Nothing should be output except the lines from the one containing "Give me the Chart.js source for this chart." through the one containing "0.2, 0.1, 0.1];", both ends included, each repeated exactly.

#### RECORDS FOR THE TASK:
....

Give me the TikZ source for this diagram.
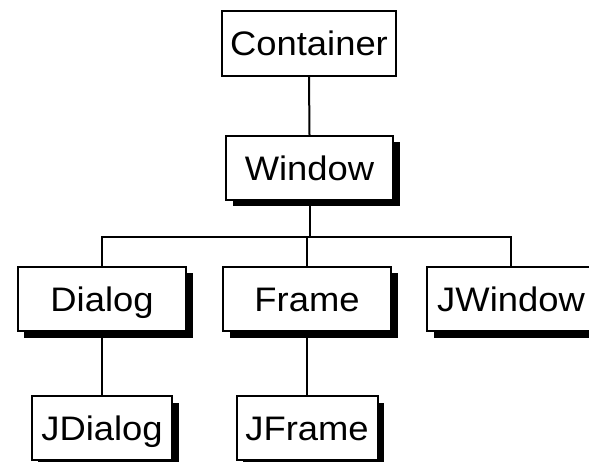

....

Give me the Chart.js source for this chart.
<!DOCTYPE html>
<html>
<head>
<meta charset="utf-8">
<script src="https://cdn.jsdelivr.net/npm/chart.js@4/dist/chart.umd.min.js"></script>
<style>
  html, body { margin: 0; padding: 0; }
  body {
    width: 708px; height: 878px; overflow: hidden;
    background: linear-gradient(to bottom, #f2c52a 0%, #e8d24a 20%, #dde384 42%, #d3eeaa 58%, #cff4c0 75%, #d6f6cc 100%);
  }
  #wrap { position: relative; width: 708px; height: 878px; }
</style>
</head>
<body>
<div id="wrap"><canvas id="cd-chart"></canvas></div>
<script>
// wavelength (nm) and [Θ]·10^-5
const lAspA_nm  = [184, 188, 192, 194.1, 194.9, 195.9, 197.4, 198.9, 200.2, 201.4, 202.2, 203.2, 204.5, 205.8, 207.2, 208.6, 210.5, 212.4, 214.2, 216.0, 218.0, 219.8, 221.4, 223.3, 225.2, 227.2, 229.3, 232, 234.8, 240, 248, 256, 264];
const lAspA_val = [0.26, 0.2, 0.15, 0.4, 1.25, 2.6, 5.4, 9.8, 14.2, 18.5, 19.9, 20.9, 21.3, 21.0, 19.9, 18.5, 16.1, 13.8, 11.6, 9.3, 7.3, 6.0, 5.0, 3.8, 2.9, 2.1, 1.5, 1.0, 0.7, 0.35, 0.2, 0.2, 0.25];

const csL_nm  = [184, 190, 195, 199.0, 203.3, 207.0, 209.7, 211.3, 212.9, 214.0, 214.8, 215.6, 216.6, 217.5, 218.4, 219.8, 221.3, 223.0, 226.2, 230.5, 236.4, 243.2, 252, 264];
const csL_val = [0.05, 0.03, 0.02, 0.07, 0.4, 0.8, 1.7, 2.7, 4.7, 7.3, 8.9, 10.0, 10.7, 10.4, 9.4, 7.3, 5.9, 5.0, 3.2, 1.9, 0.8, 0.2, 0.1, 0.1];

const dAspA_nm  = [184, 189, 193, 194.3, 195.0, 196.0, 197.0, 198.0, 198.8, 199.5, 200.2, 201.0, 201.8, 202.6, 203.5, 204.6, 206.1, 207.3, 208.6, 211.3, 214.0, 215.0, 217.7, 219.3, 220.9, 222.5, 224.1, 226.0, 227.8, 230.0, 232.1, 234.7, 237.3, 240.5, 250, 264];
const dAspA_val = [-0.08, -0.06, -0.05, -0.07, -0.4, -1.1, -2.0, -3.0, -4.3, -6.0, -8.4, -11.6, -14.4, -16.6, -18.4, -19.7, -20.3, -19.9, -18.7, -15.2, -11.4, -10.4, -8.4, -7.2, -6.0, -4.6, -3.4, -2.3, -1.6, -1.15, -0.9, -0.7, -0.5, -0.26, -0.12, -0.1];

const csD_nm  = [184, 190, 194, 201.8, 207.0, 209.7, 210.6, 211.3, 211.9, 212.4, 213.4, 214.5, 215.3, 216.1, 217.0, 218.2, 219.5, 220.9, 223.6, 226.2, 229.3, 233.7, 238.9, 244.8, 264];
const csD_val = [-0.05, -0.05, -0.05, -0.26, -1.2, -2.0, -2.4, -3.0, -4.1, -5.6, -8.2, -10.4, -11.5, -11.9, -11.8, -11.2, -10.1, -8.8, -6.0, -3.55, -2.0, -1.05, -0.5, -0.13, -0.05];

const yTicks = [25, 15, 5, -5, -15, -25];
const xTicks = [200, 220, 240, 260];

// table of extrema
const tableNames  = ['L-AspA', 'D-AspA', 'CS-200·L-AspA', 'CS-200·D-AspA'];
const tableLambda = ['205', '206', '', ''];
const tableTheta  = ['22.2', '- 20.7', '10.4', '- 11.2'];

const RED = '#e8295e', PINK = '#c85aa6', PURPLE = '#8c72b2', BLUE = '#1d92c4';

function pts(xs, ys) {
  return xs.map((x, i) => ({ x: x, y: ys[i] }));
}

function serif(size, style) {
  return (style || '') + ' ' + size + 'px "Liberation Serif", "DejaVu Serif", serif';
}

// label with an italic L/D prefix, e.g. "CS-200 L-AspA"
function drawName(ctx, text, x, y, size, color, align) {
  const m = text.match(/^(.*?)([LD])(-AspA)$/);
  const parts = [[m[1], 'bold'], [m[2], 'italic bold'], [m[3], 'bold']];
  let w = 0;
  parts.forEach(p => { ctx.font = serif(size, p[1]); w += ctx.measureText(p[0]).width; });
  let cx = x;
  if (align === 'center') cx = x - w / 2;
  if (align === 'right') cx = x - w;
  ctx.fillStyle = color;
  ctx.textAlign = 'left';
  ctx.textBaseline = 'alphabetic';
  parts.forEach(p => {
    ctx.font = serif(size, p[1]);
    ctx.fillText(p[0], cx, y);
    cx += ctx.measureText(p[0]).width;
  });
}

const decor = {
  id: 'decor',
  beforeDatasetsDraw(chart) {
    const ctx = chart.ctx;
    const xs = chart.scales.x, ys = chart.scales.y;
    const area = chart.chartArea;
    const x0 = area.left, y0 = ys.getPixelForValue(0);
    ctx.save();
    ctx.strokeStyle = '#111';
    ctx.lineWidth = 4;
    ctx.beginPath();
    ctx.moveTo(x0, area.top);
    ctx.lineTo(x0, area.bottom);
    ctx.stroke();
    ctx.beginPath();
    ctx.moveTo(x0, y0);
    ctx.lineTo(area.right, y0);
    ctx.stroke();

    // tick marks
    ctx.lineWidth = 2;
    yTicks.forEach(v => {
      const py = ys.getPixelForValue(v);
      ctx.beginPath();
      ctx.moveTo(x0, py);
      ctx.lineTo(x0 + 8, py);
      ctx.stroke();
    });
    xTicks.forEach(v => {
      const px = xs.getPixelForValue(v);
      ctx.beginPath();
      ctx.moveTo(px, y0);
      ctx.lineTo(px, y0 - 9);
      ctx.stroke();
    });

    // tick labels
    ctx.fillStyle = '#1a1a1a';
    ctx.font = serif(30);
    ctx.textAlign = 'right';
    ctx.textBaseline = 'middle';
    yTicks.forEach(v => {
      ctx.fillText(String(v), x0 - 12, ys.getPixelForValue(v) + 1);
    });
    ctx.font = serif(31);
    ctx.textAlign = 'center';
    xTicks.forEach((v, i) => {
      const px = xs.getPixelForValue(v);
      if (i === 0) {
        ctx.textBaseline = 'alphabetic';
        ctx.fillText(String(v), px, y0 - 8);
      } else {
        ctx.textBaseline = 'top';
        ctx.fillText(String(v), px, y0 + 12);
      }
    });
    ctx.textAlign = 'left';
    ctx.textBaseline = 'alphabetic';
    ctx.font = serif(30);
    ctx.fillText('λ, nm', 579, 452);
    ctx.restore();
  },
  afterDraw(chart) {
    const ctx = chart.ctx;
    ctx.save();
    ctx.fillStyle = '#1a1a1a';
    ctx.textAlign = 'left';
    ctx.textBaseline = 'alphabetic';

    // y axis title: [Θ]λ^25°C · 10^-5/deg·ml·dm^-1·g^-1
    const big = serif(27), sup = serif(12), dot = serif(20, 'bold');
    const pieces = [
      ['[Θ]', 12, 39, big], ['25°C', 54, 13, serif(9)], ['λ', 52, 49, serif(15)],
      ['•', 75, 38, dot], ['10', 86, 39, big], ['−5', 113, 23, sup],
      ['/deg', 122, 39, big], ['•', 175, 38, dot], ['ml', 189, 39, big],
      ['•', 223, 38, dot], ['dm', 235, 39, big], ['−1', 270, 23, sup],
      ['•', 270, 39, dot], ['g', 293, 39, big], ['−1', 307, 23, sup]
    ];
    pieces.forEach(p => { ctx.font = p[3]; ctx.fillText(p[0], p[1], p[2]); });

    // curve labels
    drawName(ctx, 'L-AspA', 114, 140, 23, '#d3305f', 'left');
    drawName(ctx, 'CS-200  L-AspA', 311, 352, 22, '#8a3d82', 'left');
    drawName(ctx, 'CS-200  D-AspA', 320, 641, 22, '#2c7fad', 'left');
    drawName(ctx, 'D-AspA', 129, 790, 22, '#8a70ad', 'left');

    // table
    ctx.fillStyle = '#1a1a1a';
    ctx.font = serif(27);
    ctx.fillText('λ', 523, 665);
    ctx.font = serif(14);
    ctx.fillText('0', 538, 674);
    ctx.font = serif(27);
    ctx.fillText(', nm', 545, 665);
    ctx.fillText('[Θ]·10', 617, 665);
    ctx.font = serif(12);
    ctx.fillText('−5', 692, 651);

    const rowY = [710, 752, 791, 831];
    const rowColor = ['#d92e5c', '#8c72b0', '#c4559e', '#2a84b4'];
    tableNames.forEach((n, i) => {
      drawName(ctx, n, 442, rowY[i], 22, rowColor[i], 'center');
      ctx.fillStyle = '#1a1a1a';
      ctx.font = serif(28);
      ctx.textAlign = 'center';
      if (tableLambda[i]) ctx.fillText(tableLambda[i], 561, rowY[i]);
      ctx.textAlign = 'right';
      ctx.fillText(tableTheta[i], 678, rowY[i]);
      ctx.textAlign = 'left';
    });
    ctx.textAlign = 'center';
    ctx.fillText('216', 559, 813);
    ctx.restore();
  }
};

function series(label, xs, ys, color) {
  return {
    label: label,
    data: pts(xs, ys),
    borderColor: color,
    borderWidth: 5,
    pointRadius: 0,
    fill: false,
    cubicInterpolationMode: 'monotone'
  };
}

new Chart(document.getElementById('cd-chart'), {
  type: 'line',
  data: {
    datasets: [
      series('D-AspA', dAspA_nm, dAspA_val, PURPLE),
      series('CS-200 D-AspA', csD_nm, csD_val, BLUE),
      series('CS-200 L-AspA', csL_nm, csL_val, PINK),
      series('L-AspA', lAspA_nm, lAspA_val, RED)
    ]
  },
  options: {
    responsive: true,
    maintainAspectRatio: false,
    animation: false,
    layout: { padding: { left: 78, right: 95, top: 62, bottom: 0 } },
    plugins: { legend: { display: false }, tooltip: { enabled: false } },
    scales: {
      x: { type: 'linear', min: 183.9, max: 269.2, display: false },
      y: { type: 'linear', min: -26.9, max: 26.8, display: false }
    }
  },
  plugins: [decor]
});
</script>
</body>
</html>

....

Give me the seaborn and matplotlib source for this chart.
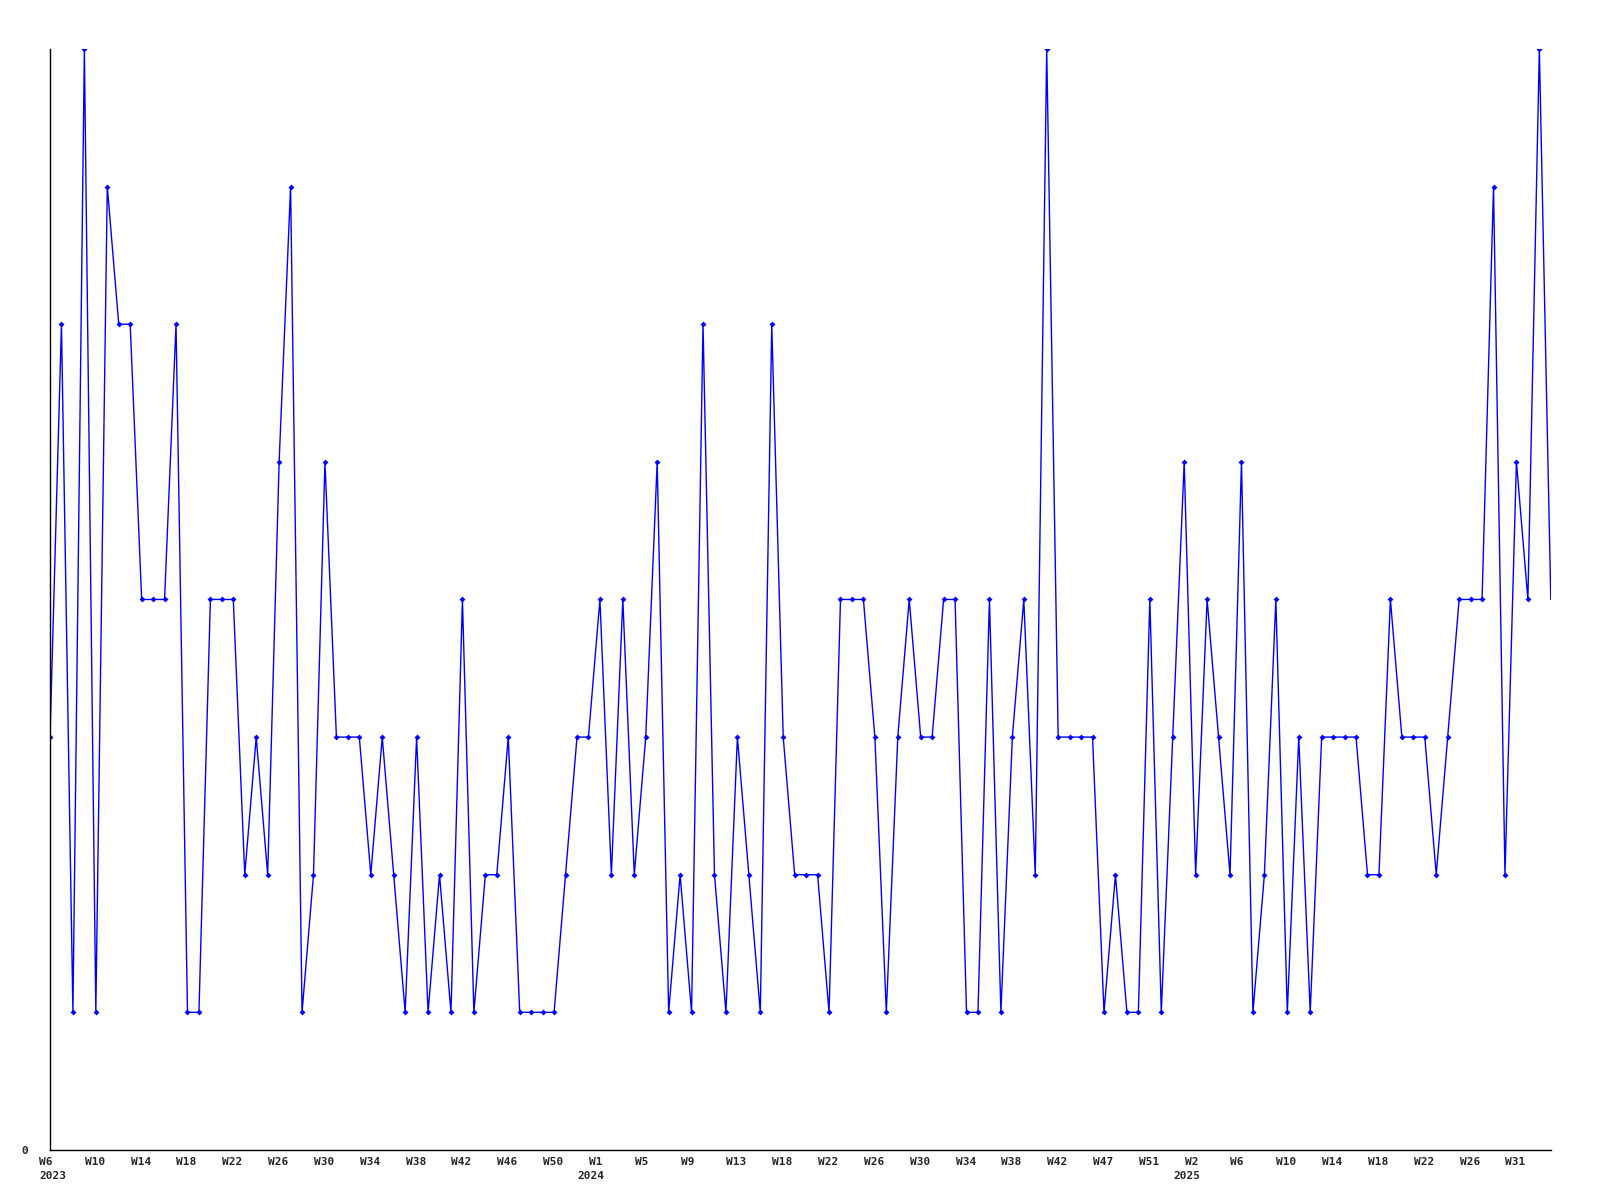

....

#### COMPLETE ANSWER:
Give me the Chart.js source for this chart.
<!DOCTYPE html>
<html>
<head>
<meta charset="utf-8">
<script src="https://cdn.jsdelivr.net/npm/chart.js@4/dist/chart.umd.min.js"></script>
<style>
  html, body { margin: 0; padding: 0; }
  body {
    width: 708px; height: 878px; overflow: hidden;
    background: linear-gradient(to bottom, #f2c52a 0%, #e8d24a 20%, #dde384 42%, #d3eeaa 58%, #cff4c0 75%, #d6f6cc 100%);
  }
  #wrap { position: relative; width: 708px; height: 878px; }
</style>
</head>
<body>
<div id="wrap"><canvas id="cd-chart"></canvas></div>
<script>
// wavelength (nm) and [Θ]·10^-5
const lAspA_nm  = [184, 188, 192, 194.1, 194.9, 195.9, 197.4, 198.9, 200.2, 201.4, 202.2, 203.2, 204.5, 205.8, 207.2, 208.6, 210.5, 212.4, 214.2, 216.0, 218.0, 219.8, 221.4, 223.3, 225.2, 227.2, 229.3, 232, 234.8, 240, 248, 256, 264];
const lAspA_val = [0.26, 0.2, 0.15, 0.4, 1.25, 2.6, 5.4, 9.8, 14.2, 18.5, 19.9, 20.9, 21.3, 21.0, 19.9, 18.5, 16.1, 13.8, 11.6, 9.3, 7.3, 6.0, 5.0, 3.8, 2.9, 2.1, 1.5, 1.0, 0.7, 0.35, 0.2, 0.2, 0.25];

const csL_nm  = [184, 190, 195, 199.0, 203.3, 207.0, 209.7, 211.3, 212.9, 214.0, 214.8, 215.6, 216.6, 217.5, 218.4, 219.8, 221.3, 223.0, 226.2, 230.5, 236.4, 243.2, 252, 264];
const csL_val = [0.05, 0.03, 0.02, 0.07, 0.4, 0.8, 1.7, 2.7, 4.7, 7.3, 8.9, 10.0, 10.7, 10.4, 9.4, 7.3, 5.9, 5.0, 3.2, 1.9, 0.8, 0.2, 0.1, 0.1];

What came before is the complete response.